Viel erlebt: Werner Herzog als Werner Herzog

Werner Herzog — Radical Dreamer

Thomas von Steinaecker porträtiert den verehrten Filmemacher — materialreich und bisweilen rührend

Ein filmisches Porträt von Werner Herzog steht automatisch in großer Konkurrenz. Schließlich ist Herzog neben vielem anderen — Regisseur, Autor und Spezialist für Abweichler und Grenzgänger — auch ein Dokumentarist seiner selbst. Seine mit beschwörendem Singsang eingesprochenen Dokumentarfilme über Bärenfanatiker, Vulkanologen, Schnellsprecher, verwirrte Pinguine und Höhlenforscher geben immer auch Einblicke in seine Denkweise und Weltsicht. Er prägte Begriffe wie »ekstatische Wahrheit«, schrieb Manifeste und Bücher — und mit »Jeder für sich und Gott gegen alle« zuletzt auch eine Autobiografie. Zudem gehören die Erzählungen über die kräftezehrenden Dreharbeiten zu »Fitzcarraldo« und den Krawall des Terrorschauspielers Klaus Kinski längst zur Mythengeschichte des Kinos. Wer also mit der »Werner-Welt«, wie Nicole Kidman es in Thomas von Steinaeckers Film nennt, annähernd vertraut ist, trifft hier vor allem auf Altbekanntes. Flankiert werden Herzogs Selbstauskünfte, meist in Outdoor-Klamotten vor einem Haus in den Bergen, von Aussagen seiner Mitarbeiter:innen, darunter die Kameramänner Thomas Mauch und Peter Zeitlinger, Schauspieler wie Christian Bale und die Regiekolleg:innen Chloé Zhao, Joshua Oppenheimer und Wim Wenders, Ehefrau Lena Herzog und Lucki Stipetic, Herzogs Bruder und langjähriger Produzent. Sie alle arbeiten, mal mehr, mal weniger reflektiert, am Herzog-Kult mit.

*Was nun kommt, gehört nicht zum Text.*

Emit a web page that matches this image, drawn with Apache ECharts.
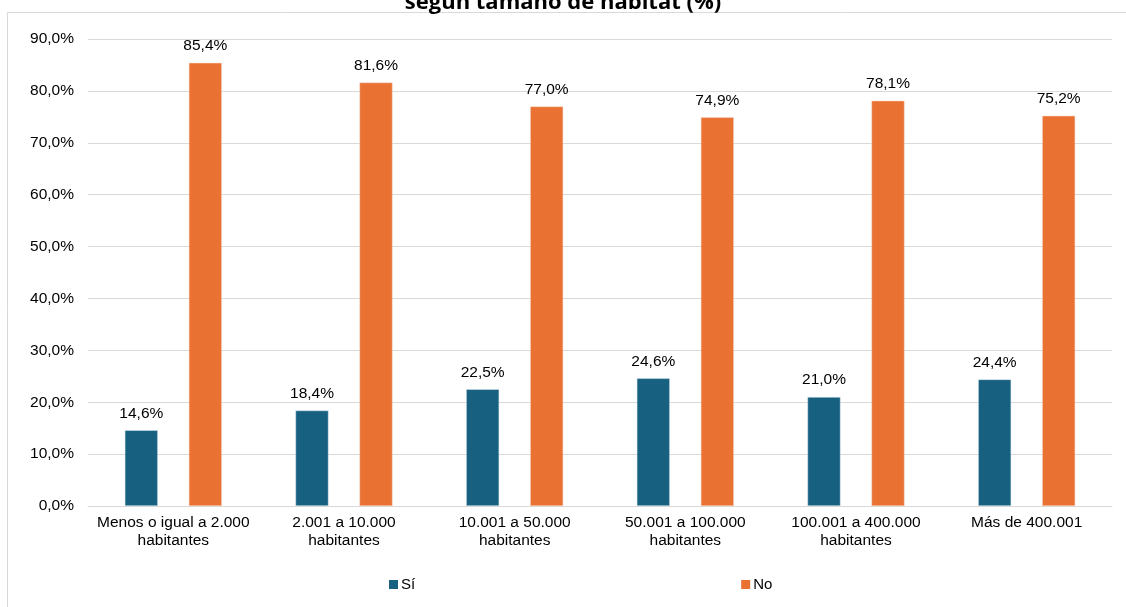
<!DOCTYPE html>
<html>
<head>
<meta charset="utf-8">
<script src="https://cdn.jsdelivr.net/npm/echarts@6/dist/echarts.min.js"></script>
<style>
html,body{margin:0;padding:0;background:#fff;}
#chart{width:1126px;height:607px;}
</style>
</head>
<body>
<div id="chart"></div>
<script>
// datos
var categorias = ['Menos o igual a 2.000\nhabitantes','2.001 a 10.000\nhabitantes','10.001 a 50.000\nhabitantes','50.001 a 100.000\nhabitantes','100.001 a 400.000\nhabitantes','Más de 400.001'];
var valores_si = [14.6, 18.4, 22.5, 24.6, 21.0, 24.4];
var valores_no = [85.4, 81.6, 77.0, 74.9, 78.1, 75.2];

function fmt(v){
	return v.toFixed(1).replace('.', ',') + '%';
}

var myChart = echarts.init(document.getElementById('chart'));
var option = {
	animation: false,
	textStyle: { fontFamily: 'Liberation Sans, Arial, sans-serif' },
	title: {
		text: 'según tamaño de hábitat (%)',
		left: 'center',
		top: -13,
		textStyle: { fontFamily: 'Open Sans', fontWeight: 'bold', fontSize: 22, color: '#000' }
	},
	graphic: [{
		type: 'rect',
		shape: { x: 7.5, y: 12.5, width: 1130, height: 610 },
		style: { fill: null, stroke: '#d9d9d9', lineWidth: 1 },
		z: -1
	}],
	grid: { left: 88, right: 14, top: 39, bottom: 101 },
	legend: {
		data: ['Sí', 'No'],
		bottom: 10,
		left: 384,
		itemGap: 326,
		itemWidth: 9,
		itemHeight: 9,
		icon: 'rect',
		itemStyle: { borderWidth: 0 },
		textStyle: { fontSize: 15, color: '#000', padding: [0, 0, 0, -2] }
	},
	xAxis: {
		type: 'category',
		data: categorias,
		axisLine: { lineStyle: { color: '#d9d9d9' } },
		axisTick: { show: false },
		axisLabel: { color: '#000', fontSize: 15.5, lineHeight: 18, interval: 0, margin: 8 }
	},
	yAxis: {
		type: 'value',
		min: 0,
		max: 90,
		interval: 10,
		axisLine: { show: false },
		axisTick: { show: false },
		splitLine: { lineStyle: { color: '#d9d9d9' } },
		axisLabel: { color: '#000', fontSize: 15.5, margin: 14, formatter: function(v){ return fmt(v); } }
	},
	series: [
		{
			name: 'Sí',
			type: 'bar',
			data: valores_si,
			barWidth: 33,
			barGap: '94%',
			itemStyle: { color: '#17607f', borderColor: '#dbe9f0', borderWidth: 0.5 },
			label: { show: true, position: 'top', distance: 9, color: '#000', fontSize: 15.5, formatter: function(p){ return fmt(p.value); } }
		},
		{
			name: 'No',
			type: 'bar',
			data: valores_no,
			barWidth: 33,
			itemStyle: { color: '#e97132', borderColor: '#f7d9c8', borderWidth: 0.5 },
			label: { show: true, position: 'top', distance: 9, color: '#000', fontSize: 15.5, formatter: function(p){ return fmt(p.value); } }
		}
	]
};
myChart.setOption(option);
</script>
</body>
</html>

Als Einführungskurs in Herzogs filmischen Kosmos und der nicht unkomplizierten Rezeptionsgeschichte seines Werks, die den Regisseur schließlich zum Weggang aus Deutschland trieb und in die offenen Arme Amerikas, ist der Film solide und materialreich. Weniger Kinski hätte »Werner Herzog — Radical Dreamer«, pünktlich zum 80. Geburtstag des Regisseurs erschienen, allerdings gutgetan. Die lebendigsten Momente hat der Film, wenn Herzog den Raum hat, seine Begeisterung zu teilen, etwa beim Besuch des »Museum of Jurassic Technology« in Los Angeles. Berührend ist auch die Wiederbegegnung mit dem oberbayerischen Dorf Sachrang, wo Herzog seine Kindheit verbrachte. Vor dem Haus, in dem er mit seiner Mutter und den beiden Brüdern als Kriegsflüchtling lebte, erinnert er sich an eine Zeit großer Entbehrungen, hineingehen mag er nicht. An einem Wasserfall ist Herzog schließlich ganz bei sich angekommen: »That’s where I belong, that’s my landscape. That’s me«.

D/USA 2022, R: Thomas von Steinaecker, 102 Min.